Como um filme cuja voz é de uma menina/mulher, é importante ter uma cineasta mulher e também uma roteirista mulher (Elena Soarez) para contar essa história. Uma história composta quase que por "esquetes", já que o que vemos são situações marcantes retiradas do diário, que conseguem, no filme, encontrar uma coesão admirável, mesmo quando a menina Helena começa a costurar a sua história também com lembranças de quando era mais nova.
Trata-se de um filme que valoriza o amor pela leitura e pela escrita, que surgiu de um incentivo de um professor. Curiosamente, eu vi o filme no mesmo dia em que li, pela primeira vez, o conto "Felicidade Clandestina", de Clarice Lispector, que é uma ode ao prazer da leitura. VIDA DE MENINA é, entre outras coisas, uma ode à escrita, e isso também muito me encanta.
A atriz Ludmila Dayer, a jovem que interpreta Helena, já tinha cerca de 20 anos quando fez esse papel tão desafiador. Ela vinha basicamente de trabalhos para a televisão. Muitos lembram dela de vários episódios de MALHAÇÃO, a série juvenil da Rede Globo. O trabalho de penteado e figurino, e também sua interpretação, são bons o suficiente para o convencimento do papel. Além do mais, a personagem é fascinante, no quanto é questionadora. Helena faz questionamentos sobre o papel do homem na Terra, a vida após a morte, o porquê de Deus permitir haver tanta desigualdade social, e até o darwinismo.
E o filme ainda tem o mérito de nos levar ao bucolismo dos riachos, às ruas cheias de subidas e descidas de Diamantina, às casinhas humildes, aos animais (cabras, galinhas, bois), às famílias de brancos convivendo com negros recém-saídos da escravidão, pelo menos oficialmente. E principalmente de ter um olhar estritamente feminino. Os homens têm menor tempo na história, ainda que alguns deles (o pai, o tio, o primo, o professor, o padre) desempenhem papéis de importância. Nota-se uma sociedade ainda muito dividida entre os dois sexos no cotidiano.
Acima de tudo, porém, o filme lida com sentimentos. E foi nisso que ele me pegou de jeito.
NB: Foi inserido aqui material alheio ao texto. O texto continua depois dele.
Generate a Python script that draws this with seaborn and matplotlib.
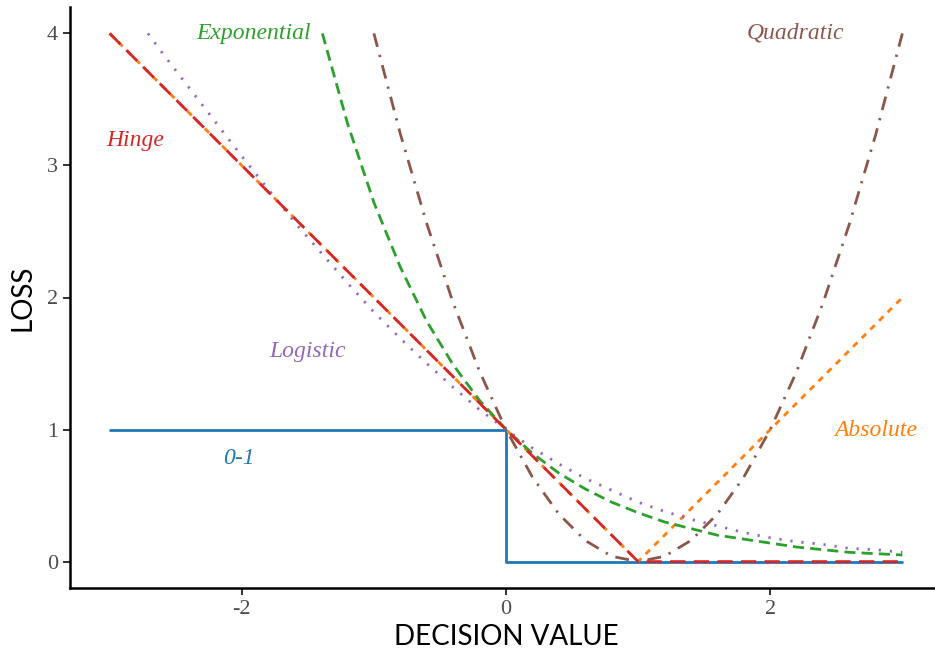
import matplotlib
matplotlib.use('Agg')
import matplotlib.pyplot as plt
import pandas as pd
import seaborn as sns

# values
zero_one_x = [-3.0, 0.0, 0.0, 3.0]
zero_one_y = [1.0, 1.0, 0.0, 0.0]

hinge_x = [-3.0, 1.0, 3.0]
hinge_y = [4.0, 0.0, 0.0]

absolute_x = [-3.0, 1.0, 3.0]
absolute_y = [4.0, 0.0, 2.0]

exp_x = [-1.39, -1.2, -1.0, -0.8, -0.6, -0.4, -0.2, 0.0, 0.2, 0.4, 0.6, 0.8,
         1.0, 1.2, 1.4, 1.6, 1.8, 2.0, 2.2, 2.4, 2.6, 2.8, 3.0]
exp_y = [4.0, 3.32, 2.72, 2.23, 1.82, 1.49, 1.22, 1.0, 0.82, 0.67, 0.55, 0.45,
         0.37, 0.30, 0.25, 0.20, 0.17, 0.14, 0.11, 0.09, 0.07, 0.06, 0.05]

logistic_x = [-2.71, -2.6, -2.4, -2.2, -2.0, -1.8, -1.6, -1.4, -1.2, -1.0, -0.8,
              -0.6, -0.4, -0.2, 0.0, 0.2, 0.4, 0.6, 0.8, 1.0, 1.2, 1.4, 1.6,
              1.8, 2.0, 2.2, 2.4, 2.6, 2.8, 3.0]
logistic_y = [4.0, 3.85, 3.59, 3.33, 3.07, 2.82, 2.57, 2.34, 2.11, 1.89, 1.69,
              1.50, 1.32, 1.15, 1.0, 0.86, 0.74, 0.63, 0.54, 0.45, 0.38, 0.32,
              0.27, 0.22, 0.18, 0.15, 0.13, 0.10, 0.09, 0.07]

quad_x = [-1.0, -0.8, -0.6, -0.4, -0.2, 0.0, 0.2, 0.4, 0.6, 0.8, 1.0,
          1.2, 1.4, 1.6, 1.8, 2.0, 2.2, 2.4, 2.6, 2.8, 3.0]
quad_y = [4.0, 3.24, 2.56, 1.96, 1.44, 1.0, 0.64, 0.36, 0.16, 0.04, 0.0,
          0.04, 0.16, 0.36, 0.64, 1.0, 1.44, 1.96, 2.56, 3.24, 4.0]

# (name, x, y, colour, dash pattern)
curves = [
    ('0-1', zero_one_x, zero_one_y, '#1f77b4', '-'),
    ('Absolute', absolute_x, absolute_y, '#ff7f0e', (0, (2.2, 2.2))),
    ('Exponential', exp_x, exp_y, '#2ca02c', (0, (4, 2.2))),
    ('Logistic', logistic_x, logistic_y, '#9467bd', (0, (0.8, 3.2))),
    ('Quadratic', quad_x, quad_y, '#8c564b', (0, (5, 3, 0.8, 3))),
    ('Hinge', hinge_x, hinge_y, '#d62728', (0, (5.5, 3))),
]

# label positions (data coords)
labels = {
    'Exponential': (-1.91, 4.0),
    'Quadratic': (2.19, 4.0),
    'Hinge': (-2.81, 3.19),
    'Logistic': (-1.50, 1.59),
    '0-1': (-2.02, 0.78),
    'Absolute': (2.80, 0.99),
}

sns.set_theme(style='ticks')
plt.rcParams['axes.unicode_minus'] = False
serif = ['Liberation Serif', 'DejaVu Serif']

fig = plt.figure(figsize=(9.35, 6.56), dpi=100)
ax = fig.add_axes([70 / 935, 68 / 656, 872 / 935, 581 / 656])

for name, xs, ys, col, ls in curves:
    df = pd.DataFrame({'x': xs, 'y': ys})
    sns.lineplot(data=df, x='x', y='y', ax=ax, color=col, linestyle=ls,
                 linewidth=2.0, sort=False, estimator=None)
    lx, ly = labels[name]
    ax.text(lx, ly, name, color=col, fontsize=17, style='italic',
            family=serif, ha='center', va='center')

ax.set_xlim(-3.3, 3.3)
ax.set_ylim(-0.2, 4.2)
ax.set_xticks([-2, 0, 2])
ax.set_yticks([0, 1, 2, 3, 4])
for lab in ax.get_xticklabels() + ax.get_yticklabels():
    lab.set_family(serif)
ax.tick_params(labelsize=16, labelcolor='#4d4d4d', color='#333333',
               length=5, width=1.4)
sns.despine(ax=ax)
for sp in ['left', 'bottom']:
    ax.spines[sp].set_linewidth(1.8)
    ax.spines[sp].set_color('black')

ax.set_xlabel('DECISION VALUE', fontsize=20, family=['Lato', 'DejaVu Sans'],
              color='black', labelpad=4)
ax.set_ylabel('LOSS', fontsize=20, family=['Lato', 'DejaVu Sans'],
              color='black', labelpad=8)

fig.savefig('out.png', dpi=100)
Principalmente com a relação de Helena com a avó, por quem nutre um profundo amor. Ela é a neta preferida da avó também, mesmo sendo uma menina tida como mal-criada. Também emociona o modo como sua família, bem mais pobre e de vida mais difícil do que a de seus primos, abastados, tenta sobreviver às dificuldades. Uma coisa aparentemente simples, como o tecido para a farda da escola, então, se torna motivo de briga em casa. E o filme conseguiu, meio que sem querer, me deixar enredado nessa teia de afetos, a ponto de, em certo momento da trama, eu não conseguir segurar o choro. E é tudo feito com muito cuidado, sem arroubos melodramáticos, sem pesar a mão, nada disso. Por isso merece ser visto, revisto e descoberto como uma das obras mais importantes de nossa cinematografia.
Agradecimentos à amiga Paula, que viu o filme comigo, simultaneamente, em uma outra cidade. Por ser de família mineira, ela sentiu bastante familiaridade com os costumes, com a geografia etc. E também recomendo a leitura da entrevista que o amigo Adilson Marcelino fez com a diretora Helena Solberg para o seu incrível site Mulheres do Cinema Brasileiro.
+ TRÊS FILMES
LUA EM SAGITÁRIO
O filme até começa bem, quando mostra a relação entre o casal e o dono de um estabelecimento fã devotado do rock. O rock banha o filme com a sua força enquanto pode, mas aí quando tentam criar um road movie, a coisa desanda. Direção: Marcia Paraíso. Ano: 2016.
JONAS
Nem imaginei que veria este filme no cinema, mas o amigo Luiz comentou que ia passar em uma pequena mostra lá no São Luiz. Como não devia estrear em circuito comercial, era a chance de ver mesmo. É um bom filme, com alguns problemas, mas que me agradou, principalmente pelo casal Jesuíta Barbosa e Laura Neiva. Jesuíta estava lá e discursou brevemente sobre o apoio às ocupações nas escolas e sobre o momento delicado que o país está vivendo. Direção: Lô Politi. Ano: 2015.
EXILADOS DO VULCÃO
A gente até se esforça pra gostar do filme e entrar na viagem sensorial, principalmente quando desistimos de tentar ligar os pontos de uma história, mas na maioria das vezes é tudo muito aborrecido e arrastado. Mas há, sem dúvida, momentos bem bonitos, plasticamente. Direção: Paula Gaitán. Ano: 2013.